Phillip Stearns’s installation on nuclear energy in the Burchfield Penney project room is something to see and contemplate. The work transforms the space into an enormous Geiger counter—comprising actually 92 individual Geiger counters, for the 92 electrons in the uranium atom—registering the ambient environment barrage of cosmic radiation in light flashes and audible crackle on a magnificent chandelier of hanging vertical bar lights.
The work is said to be inspired by the disaster at the Japanese Fukushima Daiichi nuclear power plant four years ago when it was struck by a tsunami triggered by a nearly 9.0 magnitude earthquake in the Pacific Ocean. Meltdowns occurred in three of the plant’s six nuclear reactors, releasing substantial radioactive material in the terrestrial vicinity and adjacent ocean waters and necessitating evacuating the population for miles around the plant site. It was the second-worst nuclear plant disaster in history, after Chernobyl in 1986 in what was then the Soviet Union.
The random flicker of lights and accompanying Geiger static establish a mood and theme of instability, incertitude, unpredictability, with regard to numerous aspects and features of the atomic subject matter. Fundamental instability of the uranium element. Randomness character of all types and forms of radiation activity. Environmental issues and concerns related to nuclear power production, including geological concerns. The unpredictability of earthquake and tsunami events such as resulted in the Fukushima disaster. A theme and mood underscored by the ambiguity of the work title: A Chandelier for One of Many Possible Ends. Ends in the sense of purposes? Or endings? Ways the world might end? With a bang or a flicker.
A recent report in the British Guardian newspaper on the current state of the Fukushima cleanup pointed out that each day about 400 metric tons of groundwater flows “from hills behind the plant into the basements of the three stricken reactors, where it mixes with coolant water being used to prevent melted fuel from overheating and triggering another major accident.” In the process, the groundwater becomes nuclear contaminated. Some of the water is pumped from the basements and stored in holding tanks, “but large quantities find their way to other parts of the site, including maintenance trenches connected to the sea.” In addition to the water flowing to the sea, so far the operation has accumulated about 500,000 metric tons of contaminated water in more than 1,000 tanks. Ultimately, of course, tanks leak.
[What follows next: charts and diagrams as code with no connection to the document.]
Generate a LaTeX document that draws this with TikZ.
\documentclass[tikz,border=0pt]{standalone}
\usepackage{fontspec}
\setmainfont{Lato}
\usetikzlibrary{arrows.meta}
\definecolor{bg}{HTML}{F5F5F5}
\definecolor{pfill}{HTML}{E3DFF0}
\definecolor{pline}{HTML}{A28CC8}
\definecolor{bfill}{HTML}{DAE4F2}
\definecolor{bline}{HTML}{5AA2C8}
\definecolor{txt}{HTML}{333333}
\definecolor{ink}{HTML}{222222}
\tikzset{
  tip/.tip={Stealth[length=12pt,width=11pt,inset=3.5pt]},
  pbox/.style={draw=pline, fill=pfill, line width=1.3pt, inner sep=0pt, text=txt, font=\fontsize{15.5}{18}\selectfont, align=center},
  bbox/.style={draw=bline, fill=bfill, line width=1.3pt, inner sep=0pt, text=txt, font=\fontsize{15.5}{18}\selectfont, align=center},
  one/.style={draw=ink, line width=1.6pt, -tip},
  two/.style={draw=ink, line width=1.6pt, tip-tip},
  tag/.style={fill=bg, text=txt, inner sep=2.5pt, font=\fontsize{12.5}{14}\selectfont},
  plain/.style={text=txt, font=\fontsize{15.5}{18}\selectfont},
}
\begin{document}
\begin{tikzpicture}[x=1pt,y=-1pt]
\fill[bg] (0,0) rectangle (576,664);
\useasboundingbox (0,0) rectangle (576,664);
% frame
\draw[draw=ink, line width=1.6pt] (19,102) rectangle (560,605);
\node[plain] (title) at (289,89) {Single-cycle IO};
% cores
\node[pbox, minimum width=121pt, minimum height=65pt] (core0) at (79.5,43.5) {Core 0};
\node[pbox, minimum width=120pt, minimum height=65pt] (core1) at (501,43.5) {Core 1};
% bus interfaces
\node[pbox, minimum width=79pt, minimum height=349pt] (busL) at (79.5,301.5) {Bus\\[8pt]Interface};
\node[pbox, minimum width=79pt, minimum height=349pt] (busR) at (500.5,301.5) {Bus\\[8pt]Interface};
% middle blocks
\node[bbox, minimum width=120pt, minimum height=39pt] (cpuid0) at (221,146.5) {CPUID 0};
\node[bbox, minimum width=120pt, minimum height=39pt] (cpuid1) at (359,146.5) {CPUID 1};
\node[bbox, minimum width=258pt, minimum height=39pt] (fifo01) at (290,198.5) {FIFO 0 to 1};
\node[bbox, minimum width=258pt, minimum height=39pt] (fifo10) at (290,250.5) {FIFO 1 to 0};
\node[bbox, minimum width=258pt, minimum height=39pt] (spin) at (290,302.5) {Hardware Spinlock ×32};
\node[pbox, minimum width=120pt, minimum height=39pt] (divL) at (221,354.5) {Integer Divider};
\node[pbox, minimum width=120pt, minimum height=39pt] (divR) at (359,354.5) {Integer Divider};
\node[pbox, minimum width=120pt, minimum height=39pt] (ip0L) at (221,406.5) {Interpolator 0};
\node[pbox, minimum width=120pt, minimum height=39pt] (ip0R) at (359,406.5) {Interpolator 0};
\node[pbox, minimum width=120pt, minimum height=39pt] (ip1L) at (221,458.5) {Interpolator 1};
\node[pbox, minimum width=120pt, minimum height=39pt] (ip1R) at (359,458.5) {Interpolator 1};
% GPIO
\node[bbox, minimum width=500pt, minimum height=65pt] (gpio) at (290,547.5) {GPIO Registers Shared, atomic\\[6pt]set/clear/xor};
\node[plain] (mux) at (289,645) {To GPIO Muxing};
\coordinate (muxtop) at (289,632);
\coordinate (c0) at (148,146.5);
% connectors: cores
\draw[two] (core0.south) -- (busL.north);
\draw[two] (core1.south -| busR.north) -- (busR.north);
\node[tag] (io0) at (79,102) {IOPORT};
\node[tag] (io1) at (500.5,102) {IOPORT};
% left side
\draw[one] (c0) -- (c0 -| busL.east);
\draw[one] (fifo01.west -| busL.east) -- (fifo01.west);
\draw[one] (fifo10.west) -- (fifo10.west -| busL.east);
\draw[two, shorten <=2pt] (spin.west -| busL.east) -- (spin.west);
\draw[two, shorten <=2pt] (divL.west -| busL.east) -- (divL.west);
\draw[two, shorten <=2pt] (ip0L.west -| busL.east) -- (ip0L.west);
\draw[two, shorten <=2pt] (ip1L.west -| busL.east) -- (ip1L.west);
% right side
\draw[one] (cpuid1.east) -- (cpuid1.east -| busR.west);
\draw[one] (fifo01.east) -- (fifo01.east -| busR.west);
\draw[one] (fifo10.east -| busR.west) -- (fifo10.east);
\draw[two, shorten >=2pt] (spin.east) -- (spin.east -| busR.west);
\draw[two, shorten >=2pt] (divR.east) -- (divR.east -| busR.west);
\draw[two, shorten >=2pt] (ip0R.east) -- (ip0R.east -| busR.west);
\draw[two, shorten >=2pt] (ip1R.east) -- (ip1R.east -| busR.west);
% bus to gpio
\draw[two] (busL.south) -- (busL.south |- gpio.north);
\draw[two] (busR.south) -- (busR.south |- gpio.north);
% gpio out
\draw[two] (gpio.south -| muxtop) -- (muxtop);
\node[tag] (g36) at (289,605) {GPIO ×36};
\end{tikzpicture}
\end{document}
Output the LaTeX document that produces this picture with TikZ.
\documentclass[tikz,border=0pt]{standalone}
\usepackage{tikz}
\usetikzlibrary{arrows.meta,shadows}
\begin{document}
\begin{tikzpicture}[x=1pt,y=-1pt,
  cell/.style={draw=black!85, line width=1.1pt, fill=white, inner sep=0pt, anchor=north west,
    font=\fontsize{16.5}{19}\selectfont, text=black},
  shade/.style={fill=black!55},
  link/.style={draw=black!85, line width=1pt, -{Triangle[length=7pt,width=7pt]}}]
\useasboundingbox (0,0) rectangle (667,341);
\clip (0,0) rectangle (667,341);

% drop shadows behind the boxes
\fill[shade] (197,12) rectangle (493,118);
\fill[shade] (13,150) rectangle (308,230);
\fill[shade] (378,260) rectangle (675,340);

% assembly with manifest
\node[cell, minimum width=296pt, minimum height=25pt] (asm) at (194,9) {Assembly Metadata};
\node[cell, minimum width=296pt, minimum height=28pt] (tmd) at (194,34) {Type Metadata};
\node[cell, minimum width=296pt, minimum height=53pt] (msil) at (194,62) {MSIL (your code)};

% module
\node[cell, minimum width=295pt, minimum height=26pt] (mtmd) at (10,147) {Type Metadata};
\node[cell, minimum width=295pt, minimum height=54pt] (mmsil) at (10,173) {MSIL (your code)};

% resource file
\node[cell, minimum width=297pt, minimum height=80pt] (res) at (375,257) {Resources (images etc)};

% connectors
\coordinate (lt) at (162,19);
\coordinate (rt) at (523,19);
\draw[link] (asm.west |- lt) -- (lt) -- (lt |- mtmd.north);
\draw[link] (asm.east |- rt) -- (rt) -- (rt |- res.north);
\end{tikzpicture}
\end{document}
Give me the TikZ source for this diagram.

The contaminated water is the most pressing issue. Another vital concern though is removal of fuel rods from the damaged facilities. Workers recently completed removal of some thirteen hundred fuel rods from a reactor damaged in a hydrogen explosion following the initial disaster. The Guardian report says “some experts had warned of a potential catastrophe had the fuel rods collided or been damaged during the operation.” The report says one Japanese official “went as far as claiming that ‘the fate of Japan and the whole world’ depended on the successful removal” of the fuel rods in this case.
But even more dangerous and difficult jobs lie ahead. The project has yet to begin removing melted fuel from the most damaged reactors, where radiation levels are too high to allow humans to approach. Nor do operators even know just where the damaged fuel is located in these facilities. The Guardian report says the dangers posed by this prospective phase have forced the operators to postpone the planned start of fuel removal from the first of the reactors until 2025.
Cleanup and decommissioning of the entire plant is expected to take at least 40 years. Likely an optimistic estimate.
Following the Fukushima disaster, Germany determined to close all its reactors by 2020 and Italy has banned nuclear power. But nuclear power in the rest of the world in recent years, including the United States, has been and remains a growth industry. In addition to ever-increasing world energy demands, there is the climate change issue. Nuclear power production produces virtually no carbon dioxide, the major greenhouse gas. The World Nuclear Association points out that, “as concern about climate change has grown, a number of high-profile environmentalists have decided that climate change is a more serious problem than their previous concerns with nuclear power.” Among the “high-profile environmentalists” who have thus come around, they list Stewart Brand, but not Bill McKibben.
Well in the forefront among nations in plans underway for nuclear power production is China.
The Phillip Stearns installation remains up through April 12.